**DATA**
_ _ _

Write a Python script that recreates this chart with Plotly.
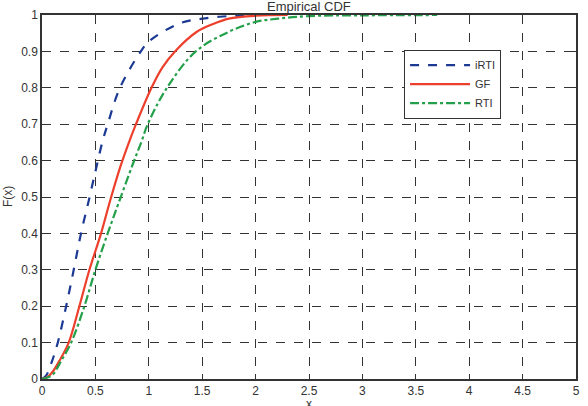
import plotly.graph_objects as go

# Data (x, F(x))
irti_x = [0, 0.04, 0.095, 0.148, 0.226, 0.297, 0.365, 0.437, 0.50, 0.565, 0.615, 0.73, 0.925, 1.0, 1.28, 1.5, 1.75, 2.0]
irti_y = [0, 0.01, 0.05, 0.1, 0.2, 0.3, 0.4, 0.489, 0.57, 0.651, 0.7, 0.8, 0.9, 0.927, 0.976, 0.99, 0.997, 1.0]

gf_x = [0, 0.05, 0.1, 0.163, 0.25, 0.35, 0.444, 0.553, 0.637, 0.73, 0.815, 0.88, 1.025, 1.125, 1.245, 1.45, 1.6, 1.75, 2.0, 2.3]
gf_y = [0, 0.005, 0.02, 0.05, 0.1, 0.2, 0.3, 0.4, 0.489, 0.58, 0.651, 0.7, 0.8, 0.855, 0.9, 0.954, 0.975, 0.99, 0.998, 1.0]

rti_x = [0, 0.05, 0.1, 0.18, 0.273, 0.397, 0.5, 0.615, 0.724, 0.85, 0.93, 0.99, 1.17, 1.44, 1.75, 2.0, 2.21, 2.5, 3.0, 3.7]
rti_y = [0, 0.004, 0.012, 0.05, 0.1, 0.2, 0.3, 0.4, 0.489, 0.59, 0.651, 0.7, 0.8, 0.9, 0.954, 0.981, 0.99, 0.997, 0.999, 1.0]

x_ticks = [0, 0.5, 1, 1.5, 2, 2.5, 3, 3.5, 4, 4.5, 5]
y_ticks = [0, 0.1, 0.2, 0.3, 0.4, 0.5, 0.6, 0.7, 0.8, 0.9, 1]

fig = go.Figure()
fig.add_trace(go.Scatter(x=irti_x, y=irti_y, name="iRTI", mode="lines",
                         line=dict(color="#1c3a94", width=2.2, dash="dash", shape="spline", smoothing=1.0)))
fig.add_trace(go.Scatter(x=gf_x, y=gf_y, name="GF", mode="lines",
                         line=dict(color="#ec3f2c", width=2.2, shape="spline", smoothing=1.0)))
fig.add_trace(go.Scatter(x=rti_x, y=rti_y, name="RTI", mode="lines",
                         line=dict(color="#24a04a", width=2.2, dash="dashdot", shape="spline", smoothing=1.0)))

axis_common = dict(
    showgrid=True, gridcolor="#333333", griddash="dash", gridwidth=1,
    showline=True, linecolor="#333333", linewidth=1.5, mirror="ticks",
    ticks="inside", ticklen=5, tickcolor="#333333",
    zeroline=False,
    tickfont=dict(family="Liberation Sans, Arial", size=12, color="#333333"),
)

fig.update_layout(
    width=588, height=406,
    margin=dict(l=42, r=8, t=11, b=25),
    paper_bgcolor="white", plot_bgcolor="white",
    showlegend=True,
    legend=dict(x=0.678, y=0.905, xanchor="left", yanchor="top",
                bgcolor="white", bordercolor="#333333", borderwidth=1,
                font=dict(family="Liberation Sans, Arial", size=11, color="#333333"),
                tracegroupgap=0, itemwidth=60),
    xaxis=dict(range=[0, 5], tickvals=x_ticks, ticktext=[str(v) for v in x_ticks], **axis_common),
    yaxis=dict(range=[0, 1], tickvals=y_ticks, ticktext=[str(v) for v in y_ticks], **axis_common),
    annotations=[
        dict(text="Empirical CDF", x=0.5, y=1.0, xref="paper", yref="paper",
             xanchor="center", yanchor="middle", yshift=9, showarrow=False,
             font=dict(family="Liberation Sans, Arial", size=13, color="#333333")),
        dict(text="x", x=0.5, y=0, xref="paper", yref="paper",
             xanchor="center", yanchor="top", yshift=-16, showarrow=False,
             font=dict(family="Liberation Sans, Arial", size=12, color="#333333")),
        dict(text="F(x)", x=0, y=0.5, xref="paper", yref="paper", textangle=-90,
             xanchor="center", yanchor="middle", xshift=-34, showarrow=False,
             font=dict(family="Liberation Sans, Arial", size=12, color="#333333")),
    ],
)

fig.write_html("out.html")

_ _ _

**THE TASK**
Reproduce the material word for word, minus the images.

**WRITTEN RESPONSE**
Write a Python script that recreates this chart with Plotly.
import plotly.graph_objects as go

# Data (x, F(x))
irti_x = [0, 0.04, 0.095, 0.148, 0.226, 0.297, 0.365, 0.437, 0.50, 0.565, 0.615, 0.73, 0.925, 1.0, 1.28, 1.5, 1.75, 2.0]
irti_y = [0, 0.01, 0.05, 0.1, 0.2, 0.3, 0.4, 0.489, 0.57, 0.651, 0.7, 0.8, 0.9, 0.927, 0.976, 0.99, 0.997, 1.0]

gf_x = [0, 0.05, 0.1, 0.163, 0.25, 0.35, 0.444, 0.553, 0.637, 0.73, 0.815, 0.88, 1.025, 1.125, 1.245, 1.45, 1.6, 1.75, 2.0, 2.3]
gf_y = [0, 0.005, 0.02, 0.05, 0.1, 0.2, 0.3, 0.4, 0.489, 0.58, 0.651, 0.7, 0.8, 0.855, 0.9, 0.954, 0.975, 0.99, 0.998, 1.0]

rti_x = [0, 0.05, 0.1, 0.18, 0.273, 0.397, 0.5, 0.615, 0.724, 0.85, 0.93, 0.99, 1.17, 1.44, 1.75, 2.0, 2.21, 2.5, 3.0, 3.7]
rti_y = [0, 0.004, 0.012, 0.05, 0.1, 0.2, 0.3, 0.4, 0.489, 0.59, 0.651, 0.7, 0.8, 0.9, 0.954, 0.981, 0.99, 0.997, 0.999, 1.0]

x_ticks = [0, 0.5, 1, 1.5, 2, 2.5, 3, 3.5, 4, 4.5, 5]
y_ticks = [0, 0.1, 0.2, 0.3, 0.4, 0.5, 0.6, 0.7, 0.8, 0.9, 1]

fig = go.Figure()
fig.add_trace(go.Scatter(x=irti_x, y=irti_y, name="iRTI", mode="lines",
                         line=dict(color="#1c3a94", width=2.2, dash="dash", shape="spline", smoothing=1.0)))
fig.add_trace(go.Scatter(x=gf_x, y=gf_y, name="GF", mode="lines",
                         line=dict(color="#ec3f2c", width=2.2, shape="spline", smoothing=1.0)))
fig.add_trace(go.Scatter(x=rti_x, y=rti_y, name="RTI", mode="lines",
                         line=dict(color="#24a04a", width=2.2, dash="dashdot", shape="spline", smoothing=1.0)))

axis_common = dict(
    showgrid=True, gridcolor="#333333", griddash="dash", gridwidth=1,
    showline=True, linecolor="#333333", linewidth=1.5, mirror="ticks",
    ticks="inside", ticklen=5, tickcolor="#333333",
    zeroline=False,
    tickfont=dict(family="Liberation Sans, Arial", size=12, color="#333333"),
)

fig.update_layout(
    width=588, height=406,
    margin=dict(l=42, r=8, t=11, b=25),
    paper_bgcolor="white", plot_bgcolor="white",
    showlegend=True,
    legend=dict(x=0.678, y=0.905, xanchor="left", yanchor="top",
                bgcolor="white", bordercolor="#333333", borderwidth=1,
                font=dict(family="Liberation Sans, Arial", size=11, color="#333333"),
                tracegroupgap=0, itemwidth=60),
    xaxis=dict(range=[0, 5], tickvals=x_ticks, ticktext=[str(v) for v in x_ticks], **axis_common),
    yaxis=dict(range=[0, 1], tickvals=y_ticks, ticktext=[str(v) for v in y_ticks], **axis_common),
    annotations=[
        dict(text="Empirical CDF", x=0.5, y=1.0, xref="paper", yref="paper",
             xanchor="center", yanchor="middle", yshift=9, showarrow=False,
             font=dict(family="Liberation Sans, Arial", size=13, color="#333333")),
        dict(text="x", x=0.5, y=0, xref="paper", yref="paper",
             xanchor="center", yanchor="top", yshift=-16, showarrow=False,
             font=dict(family="Liberation Sans, Arial", size=12, color="#333333")),
        dict(text="F(x)", x=0, y=0.5, xref="paper", yref="paper", textangle=-90,
             xanchor="center", yanchor="middle", xshift=-34, showarrow=False,
             font=dict(family="Liberation Sans, Arial", size=12, color="#333333")),
    ],
)

fig.write_html("out.html")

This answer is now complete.